# Rocket Launcher or Grenade????



## ArcOnAlloy (Mar 20, 2011)

Talke a look at what i got and tell me which i should use
hahahaha


----------



## weekender (Mar 20, 2011)

just shoot amonst em


----------



## Public Land Prowler (Mar 20, 2011)

most people would use a .17   lol


----------



## georgia_home (Mar 20, 2011)

12ga, semi plug out, 2 3/4 slugs.

Start shooting! Good luck! If you want some help, you just send ol' GH a pm, ya hear!


----------



## hogman1 (Mar 20, 2011)

I would use a shotgun, I think a grenade would be a little too much. none the less, them are some nice sized hogs! a 3 inch magnum would do the trick just nice.


----------



## ArcOnAlloy (Mar 20, 2011)

Haha we raked the trail to that bottom and were easing down there after dark with a 300 win mag but we have us a nice trap down there now


----------



## idsman75 (Mar 21, 2011)

That looks like some sweet hawg action there!  Nice pics!  That sow in the first pic looks like a biggun!


----------



## bfriendly (Mar 21, 2011)

Public Land Prowler said:


> most people would use a .17   lol



No way man....  .22 MAG!


----------



## SC Hunter (Mar 21, 2011)

bfriendly said:


> No way man....  .22 MAG!



Neither! Those are too big use a 22 Long rifle


----------



## childers (Mar 24, 2011)

SC Hunter said:


> Neither! Those are too big use a 22 Long rifle



id use a 22lr


----------



## idsman75 (Mar 25, 2011)

Y'all are wimps.  A Short or a CB should do the trick


----------



## Supercracker (Mar 25, 2011)

Pointy stick.




or a banana


----------



## Gaducker (Mar 25, 2011)

Three dogs, a 14 inch bowie and a little gumption would get the job done.


----------



## dh88 (Mar 25, 2011)

Get a bow and get after them.


----------



## ArcOnAlloy (Mar 25, 2011)

Haha we enjoy dragging em out alive


----------



## Bradley_G (Mar 28, 2011)

I may just pay you to shoot some, let me know!


----------



## benellisbe (Mar 28, 2011)

M18 Claymore would work the best for that group.


----------



## fishbum2000 (Mar 28, 2011)

there's a remington 710 in 30-06 that i'm fond of i'm sure would git-er-don. of course it works better if i'm attached to it


----------



## Led Zeppelin (Apr 6, 2011)

Anti-Tank mine. works fine for me!!!JK...but seriously. anti-tank mine


----------



## nkbigdog (Apr 10, 2011)

Bouncing Betty!


----------



## Kowboy (Apr 17, 2011)

Heck, let's just use a red ryder bb gun!


----------



## snook24 (May 2, 2011)

sling shot!


----------



## DYI hunting (May 2, 2011)

Way too many of them, you need a MK-19 loaded up with HEDP.


----------



## HawgWild23 (May 4, 2011)

Gaducker said:


> Three dogs, a 14 inch bowie and a little gumption would get the job done.

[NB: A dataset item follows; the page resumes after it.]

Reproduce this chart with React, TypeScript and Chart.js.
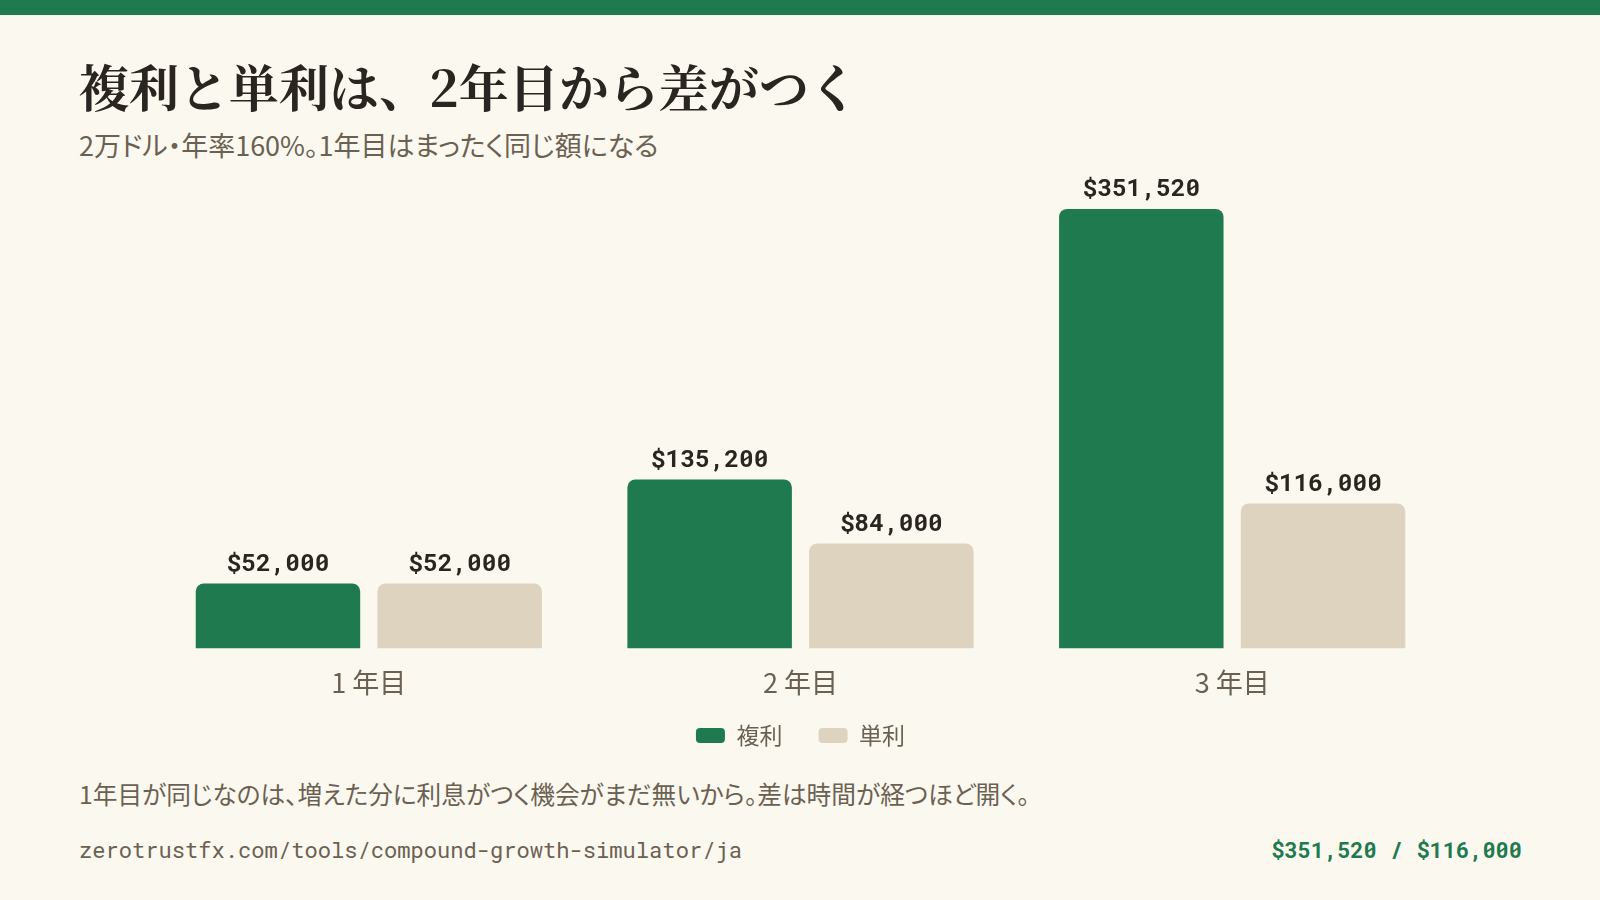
import React, { useRef, useEffect } from "react";
import { Chart, registerables } from "chart.js";

Chart.register(...registerables);

const categories = ["1 年目", "2 年目", "3 年目"];
const seriesNames = ["複利", "単利"];
const compoundValues = [52000, 135200, 351520];
const simpleValues = [52000, 84000, 116000];

const GREEN = "#1f7a4f";
const BEIGE = "#ddd3bf";
const BG = "#fbf8ef";
const INK = "#2a2520";
const MUTED = "#6b6152";
const SANS = "'Noto Sans CJK JP', 'Noto Sans', sans-serif";
const MONO = "'Roboto Mono', 'DejaVu Sans Mono', 'Liberation Mono', monospace";

const fmt = (v: number) => "$" + v.toLocaleString("en-US");

const valueLabels = {
  id: "valueLabels",
  afterDatasetsDraw(chart: Chart) {
    const { ctx } = chart;
    ctx.save();
    ctx.font = `700 24.5px ${MONO}`;
    ctx.fillStyle = INK;
    ctx.textAlign = "center";
    ctx.textBaseline = "middle";
    chart.data.datasets.forEach((ds, i) => {
      chart.getDatasetMeta(i).data.forEach((bar, j) => {
        ctx.fillText(fmt(ds.data[j] as number), bar.x, bar.y - 20);
      });
    });
    ctx.restore();
  },
};

const GrowthChart = () => {
  const chartRef = useRef<HTMLCanvasElement>(null);

  useEffect(() => {
    if (!chartRef.current) return;
    const chart = new Chart(chartRef.current, {
      type: "bar",
      data: {
        labels: categories,
        datasets: [
          {
            label: seriesNames[0],
            data: compoundValues,
            backgroundColor: GREEN,
            borderRadius: 8,
            borderSkipped: "bottom",
          },
          {
            label: seriesNames[1],
            data: simpleValues,
            backgroundColor: BEIGE,
            borderRadius: 8,
            borderSkipped: "bottom",
          },
        ],
      },
      options: {
        animation: false,
        responsive: true,
        maintainAspectRatio: false,
        layout: { padding: { left: 153, right: 152, top: 49, bottom: 3 } },
        datasets: {
          bar: { categoryPercentage: 0.842, barPercentage: 0.905 },
        },
        plugins: {
          tooltip: { enabled: false },
          legend: {
            position: "bottom",
            labels: {
              boxWidth: 29,
              boxHeight: 15,
              useBorderRadius: true,
              borderRadius: 4,
              padding: 8,
              color: MUTED,
              font: { family: SANS, size: 23 },
              // widen the gap between the two legend entries
              generateLabels: (chart: Chart) => {
                const items = Chart.defaults.plugins.legend.labels.generateLabels(chart);
                return items.map((it, i) =>
                  i < items.length - 1 ? { ...it, text: it.text + "\u3000 " } : it
                );
              },
            },
          },
        },
        scales: {
          x: {
            grid: { display: false, drawTicks: false },
            border: { display: false },
            ticks: {
              padding: 27,
              color: MUTED,
              font: { family: SANS, size: 27, lineHeight: 0.5 },
            },
          },
          y: {
            display: false,
            min: 0,
            max: Math.max(...compoundValues),
          },
        },
      },
      plugins: [valueLabels],
    });
    return () => chart.destroy();
  }, []);

  return (
    <div style={{ position: "absolute", left: 0, top: 160, width: 1600, height: 600 }}>
      <canvas ref={chartRef} />
    </div>
  );
};

const App = () => {
  const lastCompound = compoundValues[compoundValues.length - 1];
  const lastSimple = simpleValues[simpleValues.length - 1];
  return (
    <div
      style={{
        position: "fixed",
        left: 0,
        top: 0,
        width: 1600,
        height: 900,
        background: BG,
        overflow: "hidden",
        fontFamily: SANS,
      }}
    >
      <div style={{ position: "absolute", left: 0, top: 0, width: 1600, height: 15, background: GREEN }} />
      <div
        style={{
          position: "absolute",
          left: 79,
          top: 60,
          fontFamily: "'Noto Serif CJK JP', 'Noto Sans CJK JP', serif",
          fontWeight: 700,
          fontSize: 50,
          lineHeight: "50px",
          color: INK,
          whiteSpace: "nowrap",
        }}
      >
        複利と単利は、2年目から差がつく
      </div>
      <div
        style={{
          position: "absolute",
          left: 79,
          top: 132,
          fontSize: 27,
          lineHeight: "26px",
          color: MUTED,
          fontFeatureSettings: "'palt'",
          whiteSpace: "nowrap",
        }}
      >
        2万ドル・年率160%。1年目はまったく同じ額になる
      </div>
      <GrowthChart />
      <div
        style={{
          position: "absolute",
          left: 79,
          top: 781,
          fontSize: 24.7,
          lineHeight: "24px",
          color: MUTED,
          fontFeatureSettings: "'palt'",
          whiteSpace: "nowrap",
        }}
      >
        1年目が同じなのは、増えた分に利息がつく機会がまだ無いから。差は時間が経つほど開く。
      </div>
      <div
        style={{
          position: "absolute",
          left: 79,
          top: 838,
          fontFamily: MONO,
          fontSize: 22.1,
          lineHeight: "24px",
          color: MUTED,
          whiteSpace: "nowrap",
        }}
      >
        zerotrustfx.com/tools/compound-growth-simulator/ja
      </div>
      <div
        style={{
          position: "absolute",
          right: 78,
          top: 838,
          fontFamily: MONO,
          fontWeight: 700,
          fontSize: 22,
          lineHeight: "24px",
          color: GREEN,
          whiteSpace: "nowrap",
        }}
      >
        {fmt(lastCompound)} / {fmt(lastSimple)}
      </div>
    </div>
  );
};

export default App;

x2 or you can go with 3 dogs and rope.


----------



## ted_BSR (May 6, 2011)

Marlin .450 lever


----------



## NEGA Hog Hunter (May 8, 2011)

3 dogs and some mule tape .


----------



## BIGGUS (May 10, 2011)

I'd call in an air strike!


----------



## Brassman (May 16, 2011)

MAK-90 with multiple magazines of 7.62x39 softpoints.  Rock & Roll, baby.


----------



## work2play (May 17, 2011)

will these work?


----------